-- Problem --
Repeat the lines of the data that follow, please, starting at the first and stopping after the one with "from matplotlib.ticker import FixedLocator".

-- Information supplied --
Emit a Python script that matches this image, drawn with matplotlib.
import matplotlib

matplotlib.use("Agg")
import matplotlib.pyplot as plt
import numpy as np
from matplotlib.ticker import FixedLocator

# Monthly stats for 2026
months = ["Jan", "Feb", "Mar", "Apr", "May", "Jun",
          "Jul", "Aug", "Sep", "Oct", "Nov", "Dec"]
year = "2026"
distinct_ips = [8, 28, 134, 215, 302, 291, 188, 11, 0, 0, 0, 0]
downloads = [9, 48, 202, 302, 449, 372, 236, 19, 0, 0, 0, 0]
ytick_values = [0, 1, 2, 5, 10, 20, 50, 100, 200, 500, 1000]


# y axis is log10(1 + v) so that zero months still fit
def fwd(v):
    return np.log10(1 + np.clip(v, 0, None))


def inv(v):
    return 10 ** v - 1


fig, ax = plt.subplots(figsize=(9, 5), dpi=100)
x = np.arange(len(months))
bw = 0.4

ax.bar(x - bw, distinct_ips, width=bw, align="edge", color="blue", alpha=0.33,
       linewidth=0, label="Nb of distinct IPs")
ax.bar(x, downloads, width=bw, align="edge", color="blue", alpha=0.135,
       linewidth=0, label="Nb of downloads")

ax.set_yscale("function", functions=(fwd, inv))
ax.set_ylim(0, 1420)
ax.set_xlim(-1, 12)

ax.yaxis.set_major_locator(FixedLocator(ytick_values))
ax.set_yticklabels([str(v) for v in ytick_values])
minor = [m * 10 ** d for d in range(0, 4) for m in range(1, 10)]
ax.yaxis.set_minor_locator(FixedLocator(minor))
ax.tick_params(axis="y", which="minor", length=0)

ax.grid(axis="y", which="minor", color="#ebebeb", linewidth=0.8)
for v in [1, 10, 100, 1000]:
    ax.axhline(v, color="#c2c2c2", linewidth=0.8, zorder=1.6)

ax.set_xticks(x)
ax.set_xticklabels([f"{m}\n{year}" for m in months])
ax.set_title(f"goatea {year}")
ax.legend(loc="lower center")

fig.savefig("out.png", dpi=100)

-- Exercise result --
Emit a Python script that matches this image, drawn with matplotlib.
import matplotlib

matplotlib.use("Agg")
import matplotlib.pyplot as plt
import numpy as np
from matplotlib.ticker import FixedLocator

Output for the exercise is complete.